The primary function of the Committee is to oversee the development of the ongoing strategic planning process and initiatives for the Company. To accomplish this function, the Committee will carry out the following activities:
 
·  
Assist the Company’s Chief Executive Officer and senior executive officers (the “Responsible Officers”) in identifying significant issues and opportunities facing the Company, including, but not limited to, potential acquisitions, joint ventures, dispositions of capital assets, equity and debt funding and modifications of existing capital structure, dividend policy and stock repurchase programs;
 
·  
Assist the Responsible Officers in developing and refining a strategic plan (the “Strategic Plan”) that identifies specific long-term goals and business objectives relating to each opportunity determined to be in the Company’s best interests to pursue and approaches or strategies for reaching each goal or objective;
 
·  
Assist the Responsible Officers in developing and refining an annual business plan (the “Annual Plan,” and together with the Strategic Plan, the “Plans”) that identifies specific short-term goals and business objectives for the Company’s annual performance that are in line with the Strategic Plan;
 
·  
Advise the Board of Directors regarding its approval of the Plans;
 
·  
Assist the Responsible Officers in determining the resources that are necessary for implementation of the Plans;
 
·  
Monitor the progress in the implementation of the Plans;
 
 
 

 
·  
Review the Company’s performance on a periodic basis against the Annual Plan;
 
·  
Meet periodically to (i) evaluate the effectiveness of the existing Plans, (ii)  make changes to the Plans where necessary or advisable, and (iii) explore additional significant issues or opportunities facing the Company not included in the Plans that might be in the best interests of the Company to pursue; and
 
·  
Periodically present to the Board of Directors reports that include (i) evaluations of, and recommended revisions to, the Plans or the implementation thereof, and (ii) significant issues and opportunities facing the Company reviewed since the most recent report.
 
In addition, the Committee shall have such other responsibilities as the Board of Directors may assign it from time to time.
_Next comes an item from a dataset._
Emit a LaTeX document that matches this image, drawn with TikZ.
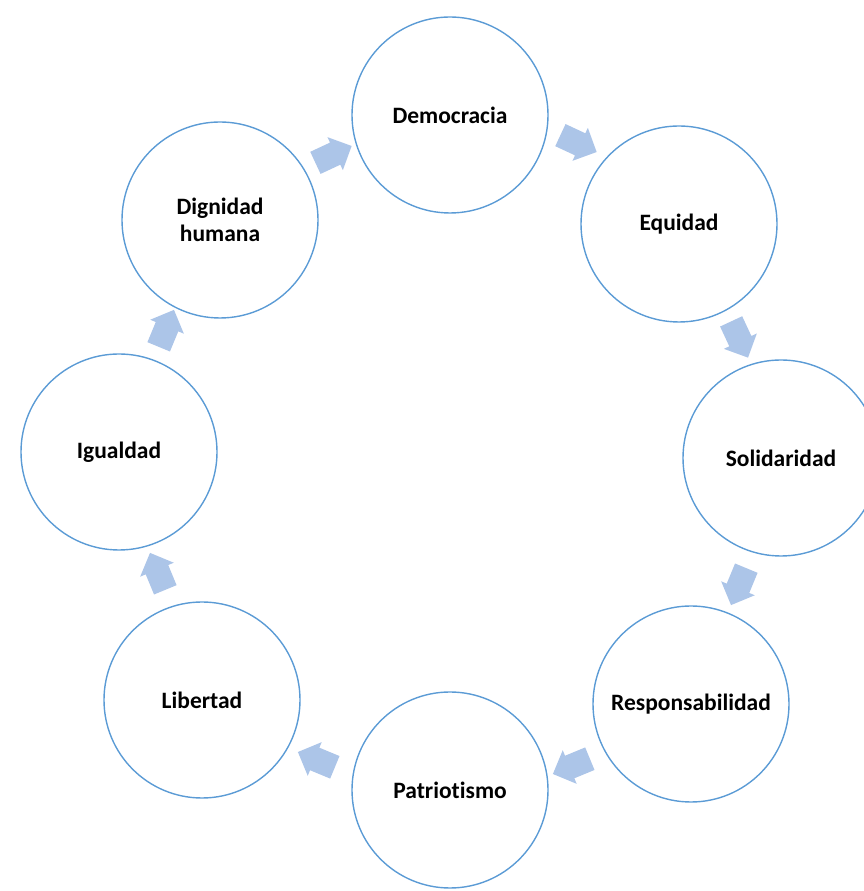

The responsibilities assigned to the Committee are not intended to diminish or eliminate the responsibilities of the Responsible Officers because such Responsible Officers bear express responsibility for the Company’s strategic development and operational results.
 
The Responsible Officers shall use their good faith best efforts to ensure that the Company’s employees and agents cooperate with the Committee in discharging its duties.
 
II.
Organization and Reviews.
 
The Committee shall consist of three members of the Board of Directors, one of whom shall be the Chairman. The Board of Directors shall from time to time appoint all members of the Committee and the Chairman. Each member shall serve until his or her successor is duly appointed and qualified. The Committee members and Chairman may be removed from the Committee by the Board of Directors.
 
The Committee shall perform an annual self-evaluation of the Committee’s performance and recommend to the Board of Directors modifications to this Charter as deemed appropriate.
 
III.
Meetings.
 
The Committee shall meet as frequently as circumstances dictate. The Committee shall establish specific notice formalities in order for a Committee meeting to be valid. A quorum consisting of a majority of the members shall be required in order for a Committee meeting to be held or for the Committee to take action.
 
IV.
Consultants.
 
The Committee shall have the authority to retain and terminate consultants and/or experts of its selection to advise it, including the authority to approve fees and other retention terms, subject to the prior approval of the Board of Directors.